Do this ▸
Print exactly the lines from the first one down to the line containing "230, 450, 400];", both ends included, with no pictures and nothing else.

Provided material ▸
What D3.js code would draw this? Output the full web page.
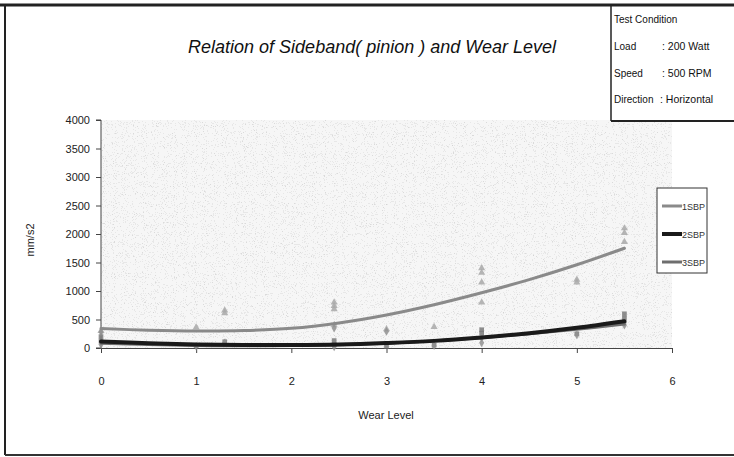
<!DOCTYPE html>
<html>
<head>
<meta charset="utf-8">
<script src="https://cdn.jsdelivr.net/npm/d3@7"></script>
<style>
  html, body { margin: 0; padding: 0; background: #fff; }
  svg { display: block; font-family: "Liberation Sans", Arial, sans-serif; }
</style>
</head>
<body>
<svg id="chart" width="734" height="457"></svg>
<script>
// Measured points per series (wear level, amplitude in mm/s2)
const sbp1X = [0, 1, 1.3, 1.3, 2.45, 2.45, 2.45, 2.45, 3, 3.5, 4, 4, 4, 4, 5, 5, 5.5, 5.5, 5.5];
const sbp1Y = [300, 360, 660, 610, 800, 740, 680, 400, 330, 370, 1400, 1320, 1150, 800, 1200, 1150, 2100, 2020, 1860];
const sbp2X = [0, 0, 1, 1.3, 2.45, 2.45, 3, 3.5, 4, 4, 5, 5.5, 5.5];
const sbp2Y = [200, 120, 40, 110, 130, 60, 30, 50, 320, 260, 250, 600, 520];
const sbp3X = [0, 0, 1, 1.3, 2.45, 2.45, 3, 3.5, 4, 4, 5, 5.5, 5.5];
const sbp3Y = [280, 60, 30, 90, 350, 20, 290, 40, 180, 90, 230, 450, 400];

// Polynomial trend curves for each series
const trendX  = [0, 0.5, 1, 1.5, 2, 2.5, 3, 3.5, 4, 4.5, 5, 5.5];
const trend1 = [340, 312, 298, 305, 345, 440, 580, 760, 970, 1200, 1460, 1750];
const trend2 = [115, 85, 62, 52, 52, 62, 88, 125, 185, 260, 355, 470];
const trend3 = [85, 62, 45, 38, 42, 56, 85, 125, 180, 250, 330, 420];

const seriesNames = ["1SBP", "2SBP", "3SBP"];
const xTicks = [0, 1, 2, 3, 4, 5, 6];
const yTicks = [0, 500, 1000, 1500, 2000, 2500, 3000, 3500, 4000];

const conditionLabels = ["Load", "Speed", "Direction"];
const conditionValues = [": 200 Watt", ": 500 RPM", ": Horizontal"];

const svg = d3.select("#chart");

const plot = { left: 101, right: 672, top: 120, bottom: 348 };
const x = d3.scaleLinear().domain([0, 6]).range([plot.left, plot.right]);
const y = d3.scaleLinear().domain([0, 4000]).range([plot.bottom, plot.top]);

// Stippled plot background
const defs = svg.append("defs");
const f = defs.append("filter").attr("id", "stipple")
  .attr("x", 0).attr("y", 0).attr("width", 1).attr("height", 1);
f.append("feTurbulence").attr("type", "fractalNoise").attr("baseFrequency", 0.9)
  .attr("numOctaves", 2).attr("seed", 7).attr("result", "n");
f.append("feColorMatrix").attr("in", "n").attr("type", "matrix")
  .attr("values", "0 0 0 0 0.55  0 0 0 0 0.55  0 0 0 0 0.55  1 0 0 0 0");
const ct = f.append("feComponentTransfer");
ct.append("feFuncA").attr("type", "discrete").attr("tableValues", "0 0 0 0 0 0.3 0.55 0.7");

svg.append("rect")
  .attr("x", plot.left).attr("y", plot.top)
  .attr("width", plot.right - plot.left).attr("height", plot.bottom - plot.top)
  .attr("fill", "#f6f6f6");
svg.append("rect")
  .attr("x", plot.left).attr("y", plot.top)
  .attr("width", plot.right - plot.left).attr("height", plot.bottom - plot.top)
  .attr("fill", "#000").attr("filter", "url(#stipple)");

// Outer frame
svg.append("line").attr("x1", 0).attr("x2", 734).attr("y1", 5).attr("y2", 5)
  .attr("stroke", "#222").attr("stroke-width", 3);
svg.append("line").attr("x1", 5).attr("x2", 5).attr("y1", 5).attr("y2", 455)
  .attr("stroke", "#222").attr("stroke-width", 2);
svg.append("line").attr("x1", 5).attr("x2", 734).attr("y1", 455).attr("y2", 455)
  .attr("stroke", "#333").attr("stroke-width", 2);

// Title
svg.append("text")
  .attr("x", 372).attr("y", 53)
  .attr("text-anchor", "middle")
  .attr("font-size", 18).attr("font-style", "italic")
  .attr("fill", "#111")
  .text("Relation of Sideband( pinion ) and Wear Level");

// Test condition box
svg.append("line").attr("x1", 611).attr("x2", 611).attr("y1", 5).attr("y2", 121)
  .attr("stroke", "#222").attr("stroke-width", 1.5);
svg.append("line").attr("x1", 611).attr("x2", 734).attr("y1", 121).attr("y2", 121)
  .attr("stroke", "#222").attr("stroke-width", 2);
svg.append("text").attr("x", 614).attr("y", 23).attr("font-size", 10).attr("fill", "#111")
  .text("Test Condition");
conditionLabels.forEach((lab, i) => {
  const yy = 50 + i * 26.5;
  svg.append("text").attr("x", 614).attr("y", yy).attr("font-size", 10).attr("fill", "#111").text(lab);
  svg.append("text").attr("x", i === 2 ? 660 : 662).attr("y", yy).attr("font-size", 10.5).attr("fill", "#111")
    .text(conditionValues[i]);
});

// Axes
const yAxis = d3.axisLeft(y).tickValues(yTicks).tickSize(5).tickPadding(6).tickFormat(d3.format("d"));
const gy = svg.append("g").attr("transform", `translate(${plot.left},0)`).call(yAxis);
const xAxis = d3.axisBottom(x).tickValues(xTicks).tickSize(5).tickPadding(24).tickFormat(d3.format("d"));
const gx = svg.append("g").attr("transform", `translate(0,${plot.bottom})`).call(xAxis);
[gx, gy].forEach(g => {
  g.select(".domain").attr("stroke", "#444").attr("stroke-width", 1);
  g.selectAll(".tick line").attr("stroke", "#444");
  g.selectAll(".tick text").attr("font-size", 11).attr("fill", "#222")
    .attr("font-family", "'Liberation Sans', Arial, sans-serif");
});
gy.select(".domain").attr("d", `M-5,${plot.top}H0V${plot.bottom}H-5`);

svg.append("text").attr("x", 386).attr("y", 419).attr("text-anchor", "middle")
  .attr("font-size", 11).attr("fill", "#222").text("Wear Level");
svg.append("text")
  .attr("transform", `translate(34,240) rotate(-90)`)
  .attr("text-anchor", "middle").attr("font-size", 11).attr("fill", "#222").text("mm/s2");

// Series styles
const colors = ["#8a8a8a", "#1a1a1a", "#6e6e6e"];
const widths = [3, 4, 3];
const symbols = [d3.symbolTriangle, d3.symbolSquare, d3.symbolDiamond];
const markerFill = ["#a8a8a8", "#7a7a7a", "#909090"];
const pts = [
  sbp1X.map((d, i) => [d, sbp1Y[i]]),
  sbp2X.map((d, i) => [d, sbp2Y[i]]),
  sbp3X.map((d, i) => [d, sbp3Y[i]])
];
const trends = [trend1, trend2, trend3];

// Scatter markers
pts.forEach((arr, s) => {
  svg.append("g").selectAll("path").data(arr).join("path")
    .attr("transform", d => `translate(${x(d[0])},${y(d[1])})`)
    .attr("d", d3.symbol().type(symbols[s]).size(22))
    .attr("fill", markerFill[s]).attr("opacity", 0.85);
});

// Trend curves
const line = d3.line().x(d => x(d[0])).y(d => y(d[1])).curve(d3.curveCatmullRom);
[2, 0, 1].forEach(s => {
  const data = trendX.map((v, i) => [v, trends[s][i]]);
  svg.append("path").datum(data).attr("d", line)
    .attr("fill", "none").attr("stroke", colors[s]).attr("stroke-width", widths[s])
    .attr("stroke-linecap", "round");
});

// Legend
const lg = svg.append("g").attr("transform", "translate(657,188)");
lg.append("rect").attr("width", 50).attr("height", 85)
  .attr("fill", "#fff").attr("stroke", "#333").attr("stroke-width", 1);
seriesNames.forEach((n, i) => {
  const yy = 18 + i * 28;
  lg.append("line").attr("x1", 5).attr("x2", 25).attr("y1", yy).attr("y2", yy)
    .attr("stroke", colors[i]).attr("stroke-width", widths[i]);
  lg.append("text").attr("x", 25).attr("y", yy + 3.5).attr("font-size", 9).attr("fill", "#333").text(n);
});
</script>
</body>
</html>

Result for this task ▸
What D3.js code would draw this? Output the full web page.
<!DOCTYPE html>
<html>
<head>
<meta charset="utf-8">
<script src="https://cdn.jsdelivr.net/npm/d3@7"></script>
<style>
  html, body { margin: 0; padding: 0; background: #fff; }
  svg { display: block; font-family: "Liberation Sans", Arial, sans-serif; }
</style>
</head>
<body>
<svg id="chart" width="734" height="457"></svg>
<script>
// Measured points per series (wear level, amplitude in mm/s2)
const sbp1X = [0, 1, 1.3, 1.3, 2.45, 2.45, 2.45, 2.45, 3, 3.5, 4, 4, 4, 4, 5, 5, 5.5, 5.5, 5.5];
const sbp1Y = [300, 360, 660, 610, 800, 740, 680, 400, 330, 370, 1400, 1320, 1150, 800, 1200, 1150, 2100, 2020, 1860];
const sbp2X = [0, 0, 1, 1.3, 2.45, 2.45, 3, 3.5, 4, 4, 5, 5.5, 5.5];
const sbp2Y = [200, 120, 40, 110, 130, 60, 30, 50, 320, 260, 250, 600, 520];
const sbp3X = [0, 0, 1, 1.3, 2.45, 2.45, 3, 3.5, 4, 4, 5, 5.5, 5.5];
const sbp3Y = [280, 60, 30, 90, 350, 20, 290, 40, 180, 90, 230, 450, 400];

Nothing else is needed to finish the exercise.